Rick Dauch: Yes, Chris, that’s a great question. I’ll tell you, first of all, I’m kind of known in the industry as an operational animal. So, I’m going to have to take my operational hat off pretty much in the next 30, 45 days and turn into a commercial animal and reengage with some of those big legacy potential customers, right? I didn’t feel comfortable until we had hard physical products to take out the customers. Showing somebody something on a PowerPoint is one thing, actually have to drive the vehicles and see how they work is another thing. And I think our vehicles will sell themselves once we get them in the hands of customers. We have at least five large commercial, either last-mile delivery or work truck customers who ask specifically for a W56 demo.
They want to be able to test them themselves with their team for two to four weeks. So as part of our pilot and program builds, we’re building some commercial demos that sent out. And each one of our field sales team will have a family of either W750, W4 CC, W56 take around the different regional customers. On the drone side, out of our one of our successful demonstrations that customers ask for two of our drones to be tested for 30 to 60 days at their own test facilities somewhere here in North America. So, I think we’re at a point now after 18 months of super hard work to actually have viable products that are not only technically viable, safe, durable, but also commercially be viable in terms of the way we can build them at a cost and sell them at a price and make money.
That wasn’t the fact when we got here back in 2021.
Chris Souther: Sure. Yes. No, that all makes sense. Great. And maybe just you talked about adding stable installs into another region. Is this about just demonstrating closer to potential customers, going through all the customer incentive processes to help hold customer hands through those processes? Or how many more of these do you think you’ll be setting up essentially is kind of what I’m getting at to?
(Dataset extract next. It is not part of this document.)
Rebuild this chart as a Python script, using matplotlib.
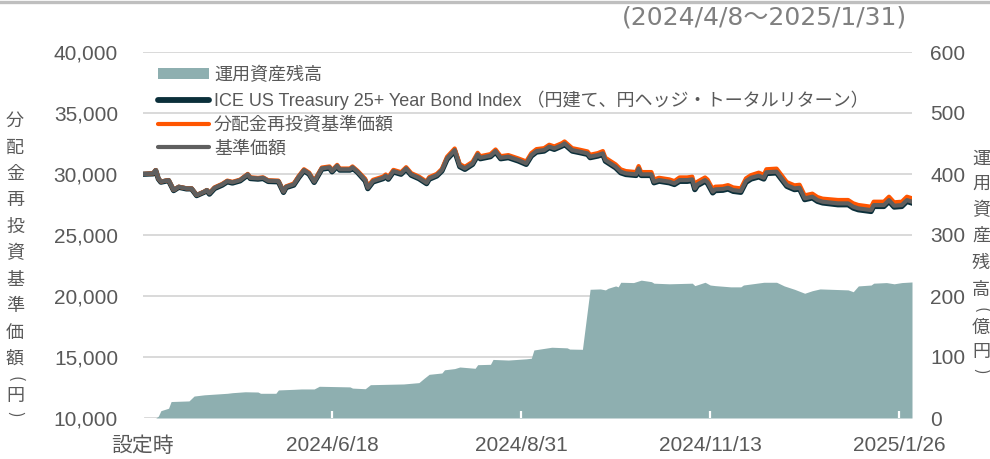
import matplotlib
matplotlib.use("Agg")
import matplotlib.pyplot as plt
from matplotlib.lines import Line2D
from matplotlib.patches import Patch
from matplotlib.ticker import FuncFormatter, MultipleLocator
import pandas as pd

plt.rcParams["font.family"] = ["Liberation Sans", "Noto Sans CJK JP"]

# ---- data -------------------------------------------------------------
price_dates = [
    "2024-04-05", "2024-04-09", "2024-04-10", "2024-04-11", "2024-04-12", "2024-04-15", "2024-04-17",
    "2024-04-19", "2024-04-22", "2024-04-24", "2024-04-26", "2024-04-29", "2024-04-30",
    "2024-05-01", "2024-05-03", "2024-05-06", "2024-05-08", "2024-05-10", "2024-05-13", "2024-05-16",
    "2024-05-17", "2024-05-20", "2024-05-22", "2024-05-24", "2024-05-28", "2024-05-30", "2024-05-31",
    "2024-06-03", "2024-06-05", "2024-06-07", "2024-06-09", "2024-06-11", "2024-06-14", "2024-06-17",
    "2024-06-18", "2024-06-20", "2024-06-21", "2024-06-25", "2024-06-26", "2024-06-28",
    "2024-07-01", "2024-07-02", "2024-07-04", "2024-07-08", "2024-07-09", "2024-07-10", "2024-07-12",
    "2024-07-15", "2024-07-17", "2024-07-19", "2024-07-22", "2024-07-25", "2024-07-26", "2024-07-29",
    "2024-07-31",
    "2024-08-02", "2024-08-05", "2024-08-07", "2024-08-09", "2024-08-12", "2024-08-14", "2024-08-15",
    "2024-08-19", "2024-08-21", "2024-08-23", "2024-08-26", "2024-08-30",
    "2024-09-02", "2024-09-04", "2024-09-06", "2024-09-09", "2024-09-11", "2024-09-13", "2024-09-16",
    "2024-09-17", "2024-09-20", "2024-09-23", "2024-09-26", "2024-09-27", "2024-09-30",
    "2024-10-02", "2024-10-03", "2024-10-07", "2024-10-09", "2024-10-11", "2024-10-15", "2024-10-16",
    "2024-10-17", "2024-10-21", "2024-10-22", "2024-10-24", "2024-10-28", "2024-10-30",
    "2024-11-01", "2024-11-04", "2024-11-06", "2024-11-07", "2024-11-08", "2024-11-11", "2024-11-12",
    "2024-11-14", "2024-11-15", "2024-11-18", "2024-11-20", "2024-11-22", "2024-11-25", "2024-11-27",
    "2024-11-29",
    "2024-12-02", "2024-12-04", "2024-12-05", "2024-12-09", "2024-12-11", "2024-12-13", "2024-12-16",
    "2024-12-18", "2024-12-20", "2024-12-23", "2024-12-25", "2024-12-27",
    "2025-01-02", "2025-01-06", "2025-01-08", "2025-01-10", "2025-01-15", "2025-01-16", "2025-01-20",
    "2025-01-22", "2025-01-24", "2025-01-27", "2025-01-29", "2025-01-31",
]

# ICE US Treasury 25+ Year Bond Index (yen, hedged, total return)
index_values = [
    29980, 30010, 30280, 29600, 29330, 29460, 28640, 28910, 28780, 28780, 28230, 28510, 28640,
    28350, 28810, 29090, 29360, 29260, 29440, 29910, 29630, 29580, 29630, 29390, 29360, 28490, 28890,
    29090, 29720, 30260, 29990, 29310, 30400, 30490, 30180, 30620, 30320, 30320, 30490, 30130,
    29430, 28800, 29350, 29620, 29790, 29570, 30170, 29980, 30390, 29900, 29620, 29210, 29570, 29840, 30250,
    31200, 31880, 30600, 30380, 30790, 31530, 31250, 31420, 31800, 31250, 31340, 31060,
    30790, 31470, 31800, 31880, 32160, 32020, 32290, 32430, 31880, 31750, 31610, 31340, 31470,
    31600, 31050, 30510, 30100, 29960, 29880, 30370, 29880, 29880, 29280, 29410, 29280, 29140,
    29400, 29400, 29460, 28720, 29050, 29400, 29220, 28450, 28640, 28670, 28770, 28580, 28500, 29320, 29590,
    29760, 29590, 30040, 30090, 29540, 28990, 28720, 28770, 27900, 28040, 27760, 27630,
    27480, 27480, 27210, 27070, 26930, 27340, 27340, 27750, 27290, 27340, 27750, 27620,
]

# 分配金再投資基準価額
reinvested_nav = [
    30000, 30060, 30330, 29650, 29380, 29510, 28690, 28960, 28830, 28830, 28280, 28560, 28690,
    28450, 28910, 29190, 29460, 29360, 29540, 30010, 29730, 29680, 29730, 29490, 29460, 28590, 28990,
    29220, 29850, 30390, 30120, 29440, 30530, 30620, 30310, 30750, 30450, 30450, 30620, 30260,
    29600, 28970, 29520, 29790, 29960, 29740, 30340, 30150, 30560, 30070, 29790, 29380, 29740, 30010, 30420,
    31410, 32090, 30810, 30590, 31000, 31740, 31460, 31630, 32010, 31460, 31550, 31270,
    31030, 31710, 32040, 32120, 32400, 32260, 32530, 32670, 32120, 31990, 31850, 31580, 31710,
    31880, 31330, 30790, 30380, 30240, 30160, 30650, 30160, 30160, 29560, 29690, 29560, 29420,
    29720, 29720, 29780, 29040, 29370, 29720, 29540, 28770, 28960, 28990, 29090, 28900, 28820, 29640, 29910,
    30110, 29940, 30390, 30440, 29890, 29340, 29070, 29120, 28250, 28390, 28110, 27980,
    27870, 27870, 27600, 27460, 27320, 27730, 27730, 28140, 27680, 27730, 28140, 28010,
]

# 基準価額
nav_values = [
    30000, 30050, 30320, 29640, 29370, 29500, 28680, 28950, 28820, 28820, 28270, 28550, 28680,
    28410, 28870, 29150, 29420, 29320, 29500, 29970, 29690, 29640, 29690, 29450, 29420, 28550, 28950,
    29150, 29780, 30320, 30050, 29370, 30460, 30550, 30240, 30680, 30380, 30380, 30550, 30190,
    29500, 28870, 29420, 29690, 29860, 29640, 30240, 30050, 30460, 29970, 29690, 29280, 29640, 29910, 30320,
    31280, 31960, 30680, 30460, 30870, 31610, 31330, 31500, 31880, 31330, 31420, 31140,
    30870, 31550, 31880, 31960, 32240, 32100, 32370, 32510, 31960, 31830, 31690, 31420, 31550,
    31690, 31140, 30600, 30190, 30050, 29970, 30460, 29970, 29970, 29370, 29500, 29370, 29230,
    29500, 29500, 29560, 28820, 29150, 29500, 29320, 28550, 28740, 28770, 28870, 28680, 28600, 29420, 29690,
    29860, 29690, 30140, 30190, 29640, 29090, 28820, 28870, 28000, 28140, 27860, 27730,
    27590, 27590, 27320, 27180, 27040, 27450, 27450, 27860, 27400, 27450, 27860, 27730,
]

# 運用資産残高 (億円)
aum_dates = [
    "2024-04-05", "2024-04-10", "2024-04-11", "2024-04-12", "2024-04-15", "2024-04-16", "2024-04-23",
    "2024-04-25", "2024-04-29", "2024-05-08", "2024-05-10", "2024-05-15", "2024-05-20", "2024-05-21",
    "2024-05-27", "2024-05-28", "2024-06-03", "2024-06-06", "2024-06-11", "2024-06-13", "2024-06-25",
    "2024-06-26", "2024-07-01", "2024-07-03", "2024-07-16", "2024-07-22", "2024-07-24", "2024-07-26",
    "2024-07-31", "2024-08-01", "2024-08-05", "2024-08-07", "2024-08-13", "2024-08-14", "2024-08-19",
    "2024-08-20", "2024-08-26", "2024-09-02", "2024-09-04", "2024-09-05", "2024-09-12", "2024-09-18",
    "2024-09-19", "2024-09-24", "2024-09-27", "2024-10-01", "2024-10-03", "2024-10-04", "2024-10-07",
    "2024-10-08", "2024-10-09", "2024-10-14", "2024-10-17", "2024-10-21", "2024-10-22", "2024-10-28",
    "2024-11-06", "2024-11-07", "2024-11-11", "2024-11-13", "2024-11-15", "2024-11-21", "2024-11-25",
    "2024-11-26", "2024-12-04", "2024-12-09", "2024-12-12", "2024-12-16", "2024-12-20", "2024-12-23",
    "2024-12-26", "2025-01-06", "2025-01-08", "2025-01-10", "2025-01-15", "2025-01-16", "2025-01-21",
    "2025-01-24", "2025-01-27", "2025-01-31",
]
aum_values = [
    0, 0, 3, 12, 16, 27, 28,
    36, 38, 40.5, 41.5, 43, 42.6, 40.5,
    40.5, 46, 47, 47.6, 47.6, 52, 51,
    49, 48, 54.6, 55.8, 58, 65, 71.6,
    73.8, 79, 81, 83.6, 81.5, 87.4, 88,
    96, 95, 97, 98, 111.5, 116, 115,
    113, 112.6, 211, 211.6, 210, 212.6, 216.5,
    215, 222.5, 222, 226, 223.5, 221, 220,
    221, 217, 222.5, 218, 217, 215, 215,
    218, 222.5, 222.5, 216.5, 211, 204.5, 208.7,
    211.6, 210, 207, 216.5, 218, 221, 222,
    220, 222, 223,
]

tick_dates = ["2024-04-05", "2024-06-18", "2024-08-31", "2024-11-13", "2025-01-26"]
tick_labels = ["設定時", "2024/6/18", "2024/8/31", "2024/11/13", "2025/1/26"]

series_labels = [
    "運用資産残高",
    "ICE US Treasury 25+ Year Bond Index （円建て、円ヘッジ・トータルリターン）",
    "分配金再投資基準価額",
    "基準価額",
]

# ---- styling ----------------------------------------------------------
AREA = "#8EAFB0"
NAVY = "#0B2F3A"
ORANGE = "#FF5500"
GREY = "#5F5F5F"
TEXT = "#595959"
GRID = "#D9D9D9"
JP = ["Noto Sans CJK JP", "DejaVu Sans"]

W, H = 990, 459
fig = plt.figure(figsize=(W / 100, H / 100), dpi=100)
left, right, top, bottom = 143, 912, 52, 418
ax = fig.add_axes([left / W, 1 - bottom / H, (right - left) / W, (bottom - top) / H])
ax2 = ax.twinx()
ax.set_zorder(ax2.get_zorder() + 1)
ax.patch.set_visible(False)

px = pd.to_datetime(price_dates)
ad = pd.to_datetime(aum_dates)

# fund size area on the right axis
ax2.fill_between(ad, 0, aum_values, color=AREA, lw=0, zorder=2)
ax2.set_ylim(0, 600)
ax2.yaxis.set_major_locator(MultipleLocator(100))
ax2.set_axisbelow(True)
ax2.yaxis.grid(True, color=GRID, lw=1.4, zorder=0)

# price lines on the left axis
ax.plot(px, index_values, color=NAVY, lw=3.8, solid_joinstyle="round", zorder=3)
ax.plot(px, reinvested_nav, color=ORANGE, lw=3.0, solid_joinstyle="round", zorder=4)
ax.plot(px, nav_values, color=GREY, lw=3.0, solid_joinstyle="round", zorder=5)
ax.set_ylim(10000, 40000)
ax.yaxis.set_major_locator(MultipleLocator(5000))
ax.yaxis.set_major_formatter(FuncFormatter(lambda v, p: f"{v:,.0f}"))

ax.set_xlim(pd.Timestamp("2024-04-05"), pd.Timestamp("2025-01-31"))
ax.set_xticks(pd.to_datetime(tick_dates))
ax.set_xticklabels(tick_labels)

for a in (ax, ax2):
    for s in a.spines.values():
        s.set_visible(False)

ax.tick_params(axis="y", length=0, pad=18, labelsize=15, labelcolor=TEXT)
ax2.tick_params(axis="y", length=0, pad=13, labelsize=15, labelcolor=TEXT)
ax.tick_params(axis="x", direction="in", length=5, width=1.6, color="white",
               pad=13, labelsize=15, labelcolor=TEXT)

# legend
handles = [
    Patch(facecolor=AREA, edgecolor="none"),
    Line2D([], [], color=NAVY, lw=4.2, solid_capstyle="round"),
    Line2D([], [], color=ORANGE, lw=3.0, solid_capstyle="round"),
    Line2D([], [], color=GREY, lw=3.0, solid_capstyle="round"),
]
leg = fig.legend(handles, series_labels, loc="upper left",
                 bbox_to_anchor=(158 / W, 1 - 67 / H), frameon=False,
                 fontsize=13, handlelength=2.85, handleheight=0.55,
                 handletextpad=0.25, labelspacing=0.36, borderpad=0,
                 borderaxespad=0)
for t in leg.get_texts():
    t.set_color(TEXT)

# period caption and top rule
fig.text(907 / W, 1 - 17 / H, "(2024/4/8～2025/1/31)", ha="right", va="center",
         fontsize=18, color="#808080", family=["DejaVu Sans", "Noto Sans CJK JP"])
fig.add_artist(Line2D([0, 1], [1 - 1.5 / H] * 2, color="#BFBFBF", lw=2.4,
                      transform=fig.transFigure))


def vertical_title(text, x, rows):
    """Stack characters top to bottom; brackets are turned to lie across."""
    for ch, y in zip(text, rows):
        if ch in "()":
            fig.text(x / W, 1 - y / H, ch, ha="center", va="center", fontsize=12,
                     color=TEXT, family=JP, rotation=-90, rotation_mode="anchor")
        else:
            fig.text(x / W, 1 - y / H, ch, ha="center", va="center", fontsize=13,
                     color=TEXT, family=JP)


vertical_title("分配金再投資基準価額(円)", 15,
               [121, 148, 174, 200, 227, 253, 280, 306, 333, 359, 379, 396, 414])
vertical_title("運用資産残高(億円)", 981,
               [159, 184, 210, 236, 263, 290, 310, 328, 352, 371])

fig.savefig("out.png", dpi=100)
Rick Dauch: Good question. So, we chose to do the first one here in Ohio. It’s close to our technical team. It’s close to our factory and we can get there as leadership team and is less than literally 15 or 20 miles away. We got buy-in from FedEx, both here regionally and back in Memphis to try it. We built the — we secured facility, leased it. We’ve transitioned it. We put the charging stations in. We’re almost done buttoning up the interior, where we can put the lifts in that go work and service trucks. We have learned a lot, I’ll say, sometimes painful in terms of new transmissions, repairing tires in the snow, having to change the engine, what it takes to maintain and keep qualified drivers and have safe drivers on the road.
So here in Ohio, we’re blessed with the Ohio River and low-cost electricity, but we’re not blessed with incentives from the state of Ohio. We’ve done some work as a commercial team. We spent a couple of days in some trading sessions to make sure we understand the car rules in California and all the different incentives across the 17 or 18 states. And so, Stan March is leading that effort for us, and he’s buttoning down. It looks like we’re going to focus on one of two regions, one in the West Coast or one in the East Coast, where there’s significant commercial incentives up to $100,000 per vehicle in some states, $60,000 in others for our vehicles, and we’ll choose one of those selections. We’re working with FedEx to identify the best location, and we’ll probably have a second operation up and running this year.